個人でファイル・サーバを使っていても、よくあることですが、ファイルを保存する時に、あまりよく考えずにフォルダを作っていくと、どこにどんなファイルを保存したのか分からなくなったり、ファイルを保存したフォルダ名は覚えているけど、どのようなルートでそのフォルダに行けばよいのかが分からなくなったりして、使いたいファイルを開くのに時間がかかってしまうからです。
検索すれば、そのようになってもファイルにたどり着くことができますが、往々にして、ファイル名の記憶違いということが発生してたどり着けないということも起こりがちです。

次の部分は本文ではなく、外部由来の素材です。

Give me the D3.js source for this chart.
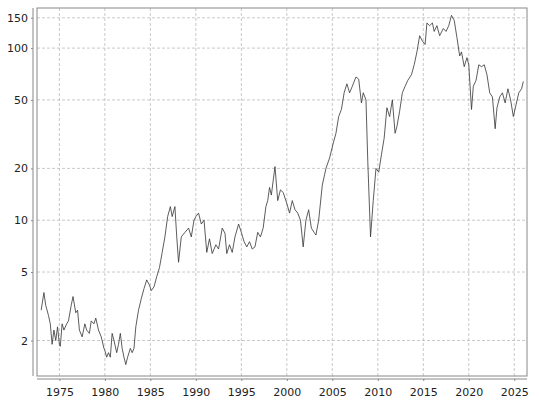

個人で運用していてもそうしたことが起こりますから、考え方の違う複数人で運用するとなったら、なおさらです。
ですので、誰もがファイルを見つけやすくすいように、フォルダ構成を検討したうえで社内ファイル・サーバを作成・運用していく方がよいでしょう。
ただ、『フォルダ構成の設計』と言っても、それほど難しく考える必要はありません。
基本的には、営業部、経理部、総務部、、、などと、部署や業務ごとにフォルダを作っていくだけです。
そして、どのファイルはどこのフォルダに保存する、というルールを作って、利用者の間で共有すれば、効率的に社内ファイル・サーバを運用することができるでしょう。
B社様は、利用される方が少なかったため作成しませんでしたが、Excelなどでフォルダの構成図と、各フォルダにどのようなファイルを保存するのかの決め事などを書いて共有しておくと、ルールが共有しやすくなるので、なおよいでしょう。